● **EXERCISE OBJECTIVE**
Find every line of the listing below where "matplotlib" appears, and copy it.

● **SOURCE MATERIAL**
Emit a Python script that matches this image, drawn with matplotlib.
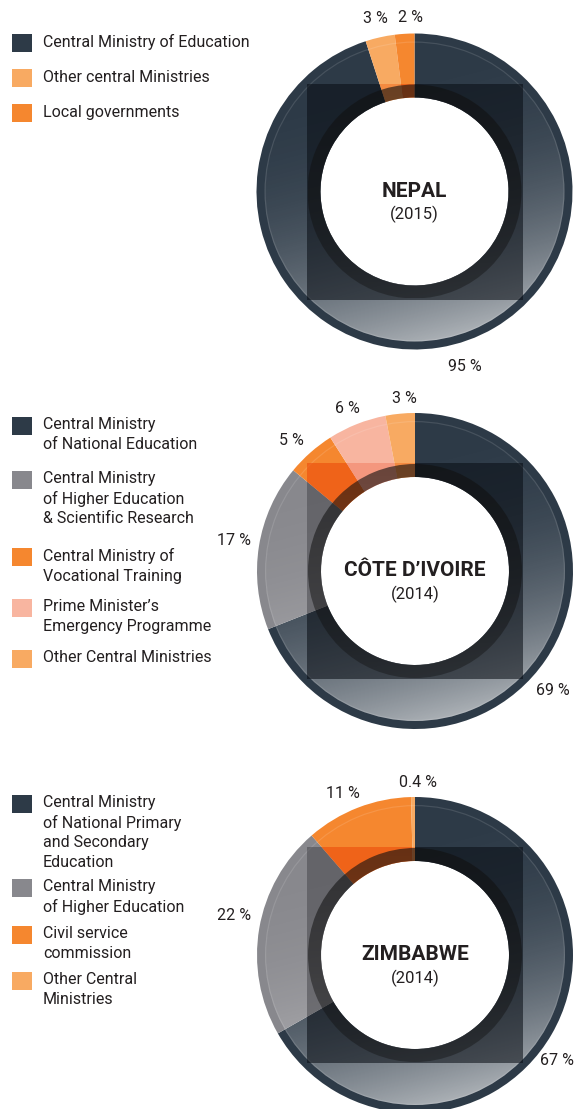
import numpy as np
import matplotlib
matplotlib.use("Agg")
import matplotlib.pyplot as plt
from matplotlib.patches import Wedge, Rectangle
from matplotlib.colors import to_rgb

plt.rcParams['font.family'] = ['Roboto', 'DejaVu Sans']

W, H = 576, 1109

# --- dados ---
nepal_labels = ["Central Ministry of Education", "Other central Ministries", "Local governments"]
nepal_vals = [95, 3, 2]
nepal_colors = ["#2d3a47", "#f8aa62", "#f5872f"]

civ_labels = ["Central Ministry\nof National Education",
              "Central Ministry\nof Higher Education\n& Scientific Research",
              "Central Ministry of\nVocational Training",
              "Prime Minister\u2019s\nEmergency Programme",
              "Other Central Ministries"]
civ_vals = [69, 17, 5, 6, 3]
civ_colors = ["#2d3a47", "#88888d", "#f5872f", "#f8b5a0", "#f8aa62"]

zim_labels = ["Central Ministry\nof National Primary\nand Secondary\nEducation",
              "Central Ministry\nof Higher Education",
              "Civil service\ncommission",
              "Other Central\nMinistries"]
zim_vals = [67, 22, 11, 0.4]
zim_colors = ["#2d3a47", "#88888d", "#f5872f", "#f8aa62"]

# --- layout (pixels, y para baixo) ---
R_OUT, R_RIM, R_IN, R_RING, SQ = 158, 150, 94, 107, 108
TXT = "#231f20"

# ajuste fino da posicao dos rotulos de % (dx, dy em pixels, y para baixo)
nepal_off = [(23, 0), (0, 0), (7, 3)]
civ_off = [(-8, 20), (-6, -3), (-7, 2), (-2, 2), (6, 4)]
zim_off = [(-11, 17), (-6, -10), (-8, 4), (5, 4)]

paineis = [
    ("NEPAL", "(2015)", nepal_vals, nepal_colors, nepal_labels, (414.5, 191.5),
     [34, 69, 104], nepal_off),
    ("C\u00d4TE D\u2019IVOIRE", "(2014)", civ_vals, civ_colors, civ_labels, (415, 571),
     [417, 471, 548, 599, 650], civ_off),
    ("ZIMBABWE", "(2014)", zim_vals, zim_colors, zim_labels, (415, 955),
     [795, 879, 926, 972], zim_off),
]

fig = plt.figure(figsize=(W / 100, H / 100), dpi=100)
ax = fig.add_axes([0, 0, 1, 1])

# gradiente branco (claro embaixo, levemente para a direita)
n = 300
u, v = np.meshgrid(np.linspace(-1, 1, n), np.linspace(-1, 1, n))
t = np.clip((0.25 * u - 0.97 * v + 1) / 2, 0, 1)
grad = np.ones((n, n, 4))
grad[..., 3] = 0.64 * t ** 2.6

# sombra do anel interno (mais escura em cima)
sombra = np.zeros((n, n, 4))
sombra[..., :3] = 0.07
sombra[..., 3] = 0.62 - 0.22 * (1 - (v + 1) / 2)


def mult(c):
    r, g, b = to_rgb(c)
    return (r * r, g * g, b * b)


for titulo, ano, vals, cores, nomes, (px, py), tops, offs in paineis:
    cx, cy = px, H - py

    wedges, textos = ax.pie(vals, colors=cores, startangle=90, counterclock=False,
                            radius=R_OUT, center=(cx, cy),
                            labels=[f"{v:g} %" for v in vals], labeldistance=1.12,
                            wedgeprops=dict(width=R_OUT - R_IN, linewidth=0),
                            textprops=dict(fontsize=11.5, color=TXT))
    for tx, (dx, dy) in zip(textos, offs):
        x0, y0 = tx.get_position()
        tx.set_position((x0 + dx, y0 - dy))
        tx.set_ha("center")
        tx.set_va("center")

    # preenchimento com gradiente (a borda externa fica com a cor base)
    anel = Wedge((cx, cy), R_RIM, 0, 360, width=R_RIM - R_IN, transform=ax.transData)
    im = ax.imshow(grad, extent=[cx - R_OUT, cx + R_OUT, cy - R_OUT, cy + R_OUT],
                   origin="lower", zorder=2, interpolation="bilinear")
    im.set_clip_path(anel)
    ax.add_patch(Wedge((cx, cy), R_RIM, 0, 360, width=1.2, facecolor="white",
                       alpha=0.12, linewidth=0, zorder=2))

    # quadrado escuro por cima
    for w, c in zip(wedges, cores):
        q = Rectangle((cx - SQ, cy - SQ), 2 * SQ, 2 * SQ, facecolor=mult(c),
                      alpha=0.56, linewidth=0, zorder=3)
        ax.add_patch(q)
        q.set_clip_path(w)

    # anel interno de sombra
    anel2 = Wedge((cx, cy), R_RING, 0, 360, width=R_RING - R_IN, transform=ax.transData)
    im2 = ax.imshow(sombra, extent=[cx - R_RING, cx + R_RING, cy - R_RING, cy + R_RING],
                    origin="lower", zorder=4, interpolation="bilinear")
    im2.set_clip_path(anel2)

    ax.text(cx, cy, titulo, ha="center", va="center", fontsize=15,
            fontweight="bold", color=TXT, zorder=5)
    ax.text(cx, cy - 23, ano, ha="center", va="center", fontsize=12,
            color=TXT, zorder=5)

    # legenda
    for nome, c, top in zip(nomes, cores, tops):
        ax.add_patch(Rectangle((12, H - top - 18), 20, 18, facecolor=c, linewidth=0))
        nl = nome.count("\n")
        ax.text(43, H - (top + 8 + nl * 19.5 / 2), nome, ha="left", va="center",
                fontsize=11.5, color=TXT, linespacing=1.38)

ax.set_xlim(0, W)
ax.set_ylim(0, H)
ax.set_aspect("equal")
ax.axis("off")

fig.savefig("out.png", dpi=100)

● **RESPONSE BELOW**
Emit a Python script that matches this image, drawn with matplotlib.
import matplotlib
matplotlib.use("Agg")
import matplotlib.pyplot as plt
from matplotlib.patches import Wedge, Rectangle
from matplotlib.colors import to_rgb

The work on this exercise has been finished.